The Heartbreak of Peanut Only Goes So Far.
Our treatment of animals allows and even ushers in the worst of our nature


For a few days now, the saga of Peanut the squirrel and Fred raccoon have been tugging at my heartstrings. Any pet owner will put themselves in the position of their owners - and the violation seems so shocking and tragic! That’s the power of this story…there is something about it that puts you in the place of their owners in a way that other news stories, even sometimes those of needless deaths of our fellow-man, that do not.
I contend that there is something about our stewardship of animals that says something profound about our essential values. And I know that might sound self evident, Through this story, a part of us that is moral was triggered. The unfairness and brutality of the whole situation in almost impossible to reconcile.
While my complaint is explicitly aimed at the injustice of cruelty, what I am really trying to say is the things we do to animals are simultaneously an expression of and an effect upon the soul of Man. In obvious, easy to process, non-complex situations, our morality is expressed superficially at the outrage over Peanut. But running more deeply is this largely unconscious participation in something truly evil.
Every day, we allow and even participate in the most egregious injustice to living creatures for our food. In the factory farms, tiny innocent piglets and chicks are raised in a matrix-like Hades for the sake of cheap, convenient meat - to which we are now dependent and addicted.

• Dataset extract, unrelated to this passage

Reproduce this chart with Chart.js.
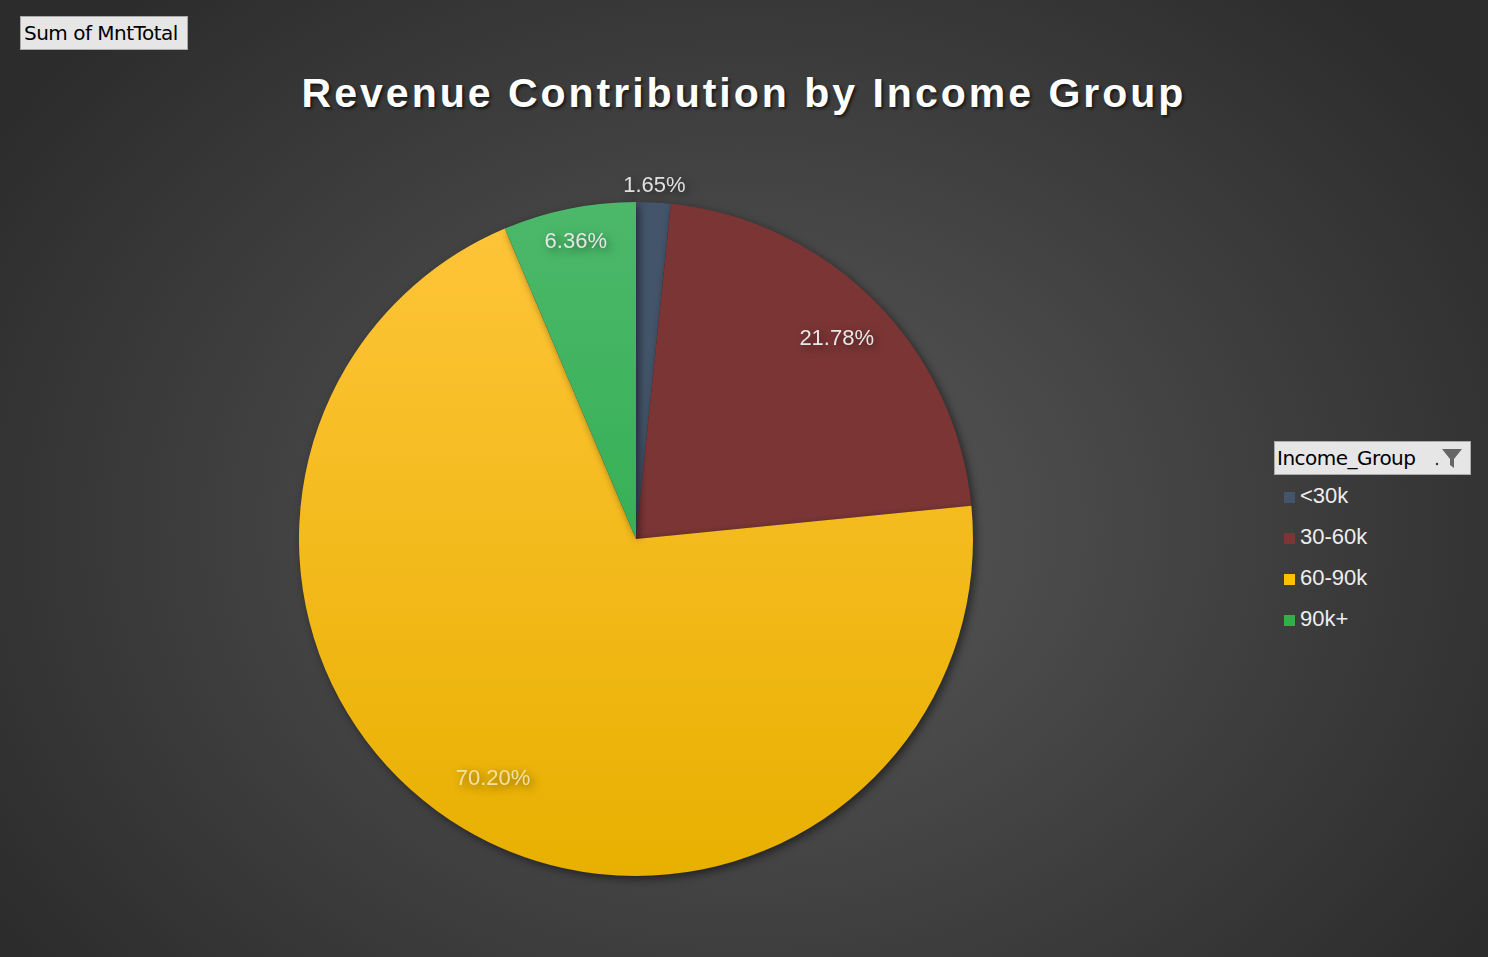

While we are the sorts of good people who can feel deeply the suffering of these aggrieved pet owners, and we can express the anger and outrage toward the callousness of the government agency who perpetuated this, we are numb and cut off from a daily practice worse in every way to this injustice and horror, in the sense that unlike Peanut and Fred, these animals live in torturous circumstances from the day of their birth to deaths which occur, thankfully in most cases, a few months later. (Leaving aside of course the breeding animals who are kept captive and effectively immobile in cages for years)
I think if you put this in terms of our civilization being built on slavery, you might understand a little more of what I’m trying to say about this dark mark. But 150 years ago we finally woke up and abandoned that practice. We knew this was a taint on our soul and our humanity. And we could not, with that awakening, tolerate this heinous practice any longer. In contrast, the practice of factory farming just seems to be increasing as huge corporations strong-arm small farmers out of existence, or pressure them with financial ruin if they don’t get on the bandwagon.
That is not to say that we are personally bad people because we eat meat from the grocery store. But it does say that a civilization, of which we are part in which this practice is our sustenance, has the mark of something as black and sinister as can be. Again, is it a product of doing what is “reasonable but not good”; our trajectory for some time now…or is that dark mark from participating? I propose it’s the former, which is another reason that if we are to be closer to the Godhead of Quality, we must take this problem much more seriously - lest it’s darkness branch out to further evils of which we remain unconscious until it’s too late?
In short, is our treatment of animals a sub-optimal but necessarily convenient aspect of modern life, or is it a by-product/cause of a darkness that is pushing us toward some of the self-righteous horrific behaviors we are displaying towards each other, and in our justification to the large-scale human suffering going on at this very moment in Gaza, Ukraine and elsewhere.
If at the basis of our sustenance is based on this evil, then our morality is on a very shaky foundation. So let’s take the better part of our nature, the outrage and sadness over the fates of poor little Peanut and Fred and carry that down a few notches. It’s time to give up these products, however cheap and make our outrage heard with the same volume. It’s time we understood how we can never be what our spontaneous sense of morality strives for if we continue to push aside, explain away, or worse ignore this dark mark on our humanity.